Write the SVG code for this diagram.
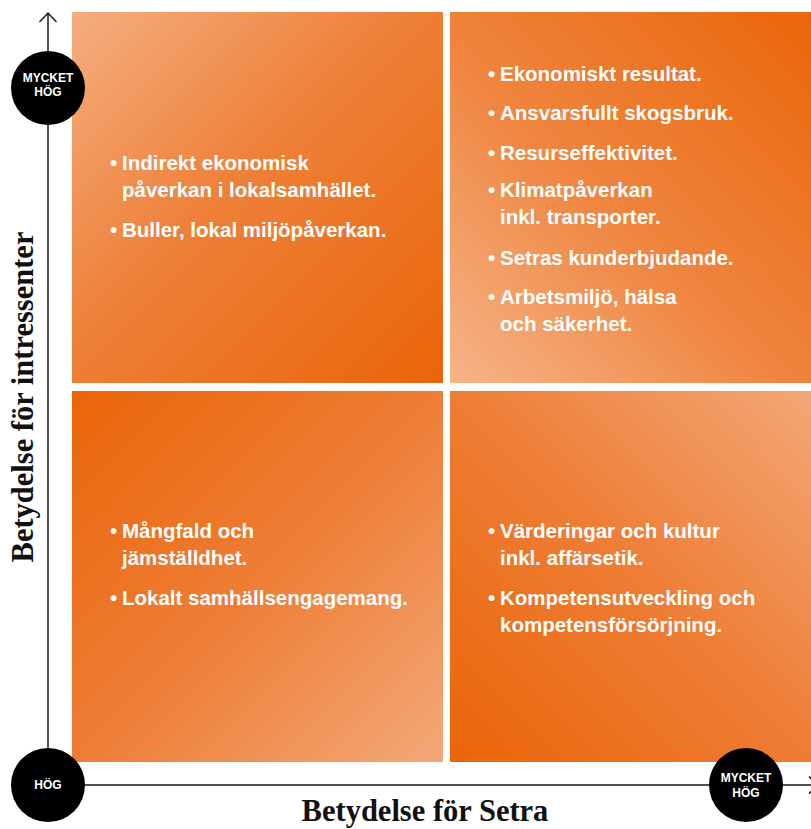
<svg xmlns="http://www.w3.org/2000/svg" width="811" height="829" viewBox="0 0 811 829">
  <style>
    .item { font-family: "Liberation Sans", Arial, sans-serif; font-weight: bold; font-size: 20.5px; fill: #ffffff; }
    .badge { font-family: "Liberation Sans", Arial, sans-serif; font-weight: bold; font-size: 12px; fill: #ffffff; text-anchor: middle; }
    .axis-title { font-family: "Liberation Serif", "Times New Roman", serif; font-weight: bold; font-size: 30.5px; fill: #111111; text-anchor: middle; }
    .axis { stroke: #1a1a1a; stroke-width: 1.5; fill: none; }
  </style>
  <defs>
    <linearGradient id="gTL" x1="0" y1="0" x2="1" y2="1">
      <stop offset="0" stop-color="#f4ae80"/>
      <stop offset="0.45" stop-color="#ee8038"/>
      <stop offset="1" stop-color="#ea6508"/>
    </linearGradient>
    <linearGradient id="gTR" x1="0" y1="1" x2="1" y2="0">
      <stop offset="0" stop-color="#f5b488"/>
      <stop offset="0.45" stop-color="#ef853f"/>
      <stop offset="1" stop-color="#ea6508"/>
    </linearGradient>
    <linearGradient id="gBL" x1="1" y1="1" x2="0" y2="0">
      <stop offset="0" stop-color="#f3a878"/>
      <stop offset="0.5" stop-color="#ee7d35"/>
      <stop offset="1" stop-color="#ea6508"/>
    </linearGradient>
    <linearGradient id="gBR" x1="1" y1="0" x2="0" y2="1">
      <stop offset="0" stop-color="#f3a878"/>
      <stop offset="0.5" stop-color="#ee7d35"/>
      <stop offset="1" stop-color="#ea6508"/>
    </linearGradient>
  </defs>

  <g id="quadrant-top-left">
    <rect x="72" y="12" width="371" height="371" fill="url(#gTL)"/>
    <text class="item"><tspan x="110" y="170">•</tspan><tspan x="122" y="170">Indirekt ekonomisk</tspan><tspan x="122" y="197">påverkan i lokalsamhället.</tspan></text>
    <text class="item"><tspan x="110" y="237">•</tspan><tspan x="122" y="237">Buller, lokal miljöpåverkan.</tspan></text>
  </g>

  <g id="quadrant-top-right">
    <rect x="450" y="12" width="371" height="371" fill="url(#gTR)"/>
    <text class="item"><tspan x="488" y="81">•</tspan><tspan x="500" y="81">Ekonomiskt resultat.</tspan></text>
    <text class="item"><tspan x="488" y="120">•</tspan><tspan x="500" y="120">Ansvarsfullt skogsbruk.</tspan></text>
    <text class="item"><tspan x="488" y="160">•</tspan><tspan x="500" y="160">Resurseffektivitet.</tspan></text>
    <text class="item"><tspan x="488" y="197">•</tspan><tspan x="500" y="197">Klimatpåverkan</tspan><tspan x="500" y="224">inkl. transporter.</tspan></text>
    <text class="item"><tspan x="488" y="265">•</tspan><tspan x="500" y="265">Setras kunderbjudande.</tspan></text>
    <text class="item"><tspan x="488" y="304">•</tspan><tspan x="500" y="304">Arbetsmiljö, hälsa</tspan><tspan x="500" y="331">och säkerhet.</tspan></text>
  </g>

  <g id="quadrant-bottom-left">
    <rect x="72" y="391" width="371" height="371" fill="url(#gBL)"/>
    <text class="item"><tspan x="110" y="538">•</tspan><tspan x="122" y="538">Mångfald och</tspan><tspan x="122" y="565">jämställdhet.</tspan></text>
    <text class="item"><tspan x="110" y="605">•</tspan><tspan x="122" y="605">Lokalt samhällsengagemang.</tspan></text>
  </g>

  <g id="quadrant-bottom-right">
    <rect x="450" y="391" width="371" height="371" fill="url(#gBR)"/>
    <text class="item"><tspan x="488" y="538">•</tspan><tspan x="500" y="538">Värderingar och kultur</tspan><tspan x="500" y="565">inkl. affärsetik.</tspan></text>
    <text class="item"><tspan x="488" y="605">•</tspan><tspan x="500" y="605">Kompetensutveckling och</tspan><tspan x="500" y="632">kompetensförsörjning.</tspan></text>
  </g>

  <g id="connectors">
    <line class="axis" x1="48" y1="13" x2="48" y2="785"/>
    <polyline class="axis" points="39.5,22 48,13 56.5,22"/>
    <line class="axis" x1="48" y1="785" x2="818" y2="785"/>
    <polyline class="axis" points="809,776.5 818,785 809,793.5"/>
  </g>

  <g id="badge-y-high">
    <circle cx="48" cy="88" r="37" fill="#000000"/>
    <text class="badge" x="48" y="82">MYCKET</text>
    <text class="badge" x="48" y="96">HÖG</text>
  </g>

  <g id="badge-origin">
    <circle cx="48" cy="785" r="37" fill="#000000"/>
    <text class="badge" x="48" y="789">HÖG</text>
  </g>

  <g id="badge-x-high">
    <circle cx="746" cy="785" r="37" fill="#000000"/>
    <text class="badge" x="746" y="782">MYCKET</text>
    <text class="badge" x="746" y="797">HÖG</text>
  </g>

  <g id="axis-labels">
    <text class="axis-title" x="425" y="821">Betydelse för Setra</text>
    <text class="axis-title" transform="translate(33,397) rotate(-90)">Betydelse för intressenter</text>
  </g>
</svg>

☆ ☆ ☆ ☆ ☆ ☆ ☆

Task instructions: Write out the whole listing exactly, and drop the pictures.

Exercise solution:
Write the SVG code for this diagram.
<svg xmlns="http://www.w3.org/2000/svg" width="811" height="829" viewBox="0 0 811 829">
  <style>
    .item { font-family: "Liberation Sans", Arial, sans-serif; font-weight: bold; font-size: 20.5px; fill: #ffffff; }
    .badge { font-family: "Liberation Sans", Arial, sans-serif; font-weight: bold; font-size: 12px; fill: #ffffff; text-anchor: middle; }
    .axis-title { font-family: "Liberation Serif", "Times New Roman", serif; font-weight: bold; font-size: 30.5px; fill: #111111; text-anchor: middle; }
    .axis { stroke: #1a1a1a; stroke-width: 1.5; fill: none; }
  </style>
  <defs>
    <linearGradient id="gTL" x1="0" y1="0" x2="1" y2="1">
      <stop offset="0" stop-color="#f4ae80"/>
      <stop offset="0.45" stop-color="#ee8038"/>
      <stop offset="1" stop-color="#ea6508"/>
    </linearGradient>
    <linearGradient id="gTR" x1="0" y1="1" x2="1" y2="0">
      <stop offset="0" stop-color="#f5b488"/>
      <stop offset="0.45" stop-color="#ef853f"/>
      <stop offset="1" stop-color="#ea6508"/>
    </linearGradient>
    <linearGradient id="gBL" x1="1" y1="1" x2="0" y2="0">
      <stop offset="0" stop-color="#f3a878"/>
      <stop offset="0.5" stop-color="#ee7d35"/>
      <stop offset="1" stop-color="#ea6508"/>
    </linearGradient>
    <linearGradient id="gBR" x1="1" y1="0" x2="0" y2="1">
      <stop offset="0" stop-color="#f3a878"/>
      <stop offset="0.5" stop-color="#ee7d35"/>
      <stop offset="1" stop-color="#ea6508"/>
    </linearGradient>
  </defs>

  <g id="quadrant-top-left">
    <rect x="72" y="12" width="371" height="371" fill="url(#gTL)"/>
    <text class="item"><tspan x="110" y="170">•</tspan><tspan x="122" y="170">Indirekt ekonomisk</tspan><tspan x="122" y="197">påverkan i lokalsamhället.</tspan></text>
    <text class="item"><tspan x="110" y="237">•</tspan><tspan x="122" y="237">Buller, lokal miljöpåverkan.</tspan></text>
  </g>

  <g id="quadrant-top-right">
    <rect x="450" y="12" width="371" height="371" fill="url(#gTR)"/>
    <text class="item"><tspan x="488" y="81">•</tspan><tspan x="500" y="81">Ekonomiskt resultat.</tspan></text>
    <text class="item"><tspan x="488" y="120">•</tspan><tspan x="500" y="120">Ansvarsfullt skogsbruk.</tspan></text>
    <text class="item"><tspan x="488" y="160">•</tspan><tspan x="500" y="160">Resurseffektivitet.</tspan></text>
    <text class="item"><tspan x="488" y="197">•</tspan><tspan x="500" y="197">Klimatpåverkan</tspan><tspan x="500" y="224">inkl. transporter.</tspan></text>
    <text class="item"><tspan x="488" y="265">•</tspan><tspan x="500" y="265">Setras kunderbjudande.</tspan></text>
    <text class="item"><tspan x="488" y="304">•</tspan><tspan x="500" y="304">Arbetsmiljö, hälsa</tspan><tspan x="500" y="331">och säkerhet.</tspan></text>
  </g>

  <g id="quadrant-bottom-left">
    <rect x="72" y="391" width="371" height="371" fill="url(#gBL)"/>
    <text class="item"><tspan x="110" y="538">•</tspan><tspan x="122" y="538">Mångfald och</tspan><tspan x="122" y="565">jämställdhet.</tspan></text>
    <text class="item"><tspan x="110" y="605">•</tspan><tspan x="122" y="605">Lokalt samhällsengagemang.</tspan></text>
  </g>

  <g id="quadrant-bottom-right">
    <rect x="450" y="391" width="371" height="371" fill="url(#gBR)"/>
    <text class="item"><tspan x="488" y="538">•</tspan><tspan x="500" y="538">Värderingar och kultur</tspan><tspan x="500" y="565">inkl. affärsetik.</tspan></text>
    <text class="item"><tspan x="488" y="605">•</tspan><tspan x="500" y="605">Kompetensutveckling och</tspan><tspan x="500" y="632">kompetensförsörjning.</tspan></text>
  </g>

  <g id="connectors">
    <line class="axis" x1="48" y1="13" x2="48" y2="785"/>
    <polyline class="axis" points="39.5,22 48,13 56.5,22"/>
    <line class="axis" x1="48" y1="785" x2="818" y2="785"/>
    <polyline class="axis" points="809,776.5 818,785 809,793.5"/>
  </g>

  <g id="badge-y-high">
    <circle cx="48" cy="88" r="37" fill="#000000"/>
    <text class="badge" x="48" y="82">MYCKET</text>
    <text class="badge" x="48" y="96">HÖG</text>
  </g>

  <g id="badge-origin">
    <circle cx="48" cy="785" r="37" fill="#000000"/>
    <text class="badge" x="48" y="789">HÖG</text>
  </g>

  <g id="badge-x-high">
    <circle cx="746" cy="785" r="37" fill="#000000"/>
    <text class="badge" x="746" y="782">MYCKET</text>
    <text class="badge" x="746" y="797">HÖG</text>
  </g>

  <g id="axis-labels">
    <text class="axis-title" x="425" y="821">Betydelse för Setra</text>
    <text class="axis-title" transform="translate(33,397) rotate(-90)">Betydelse för intressenter</text>
  </g>
</svg>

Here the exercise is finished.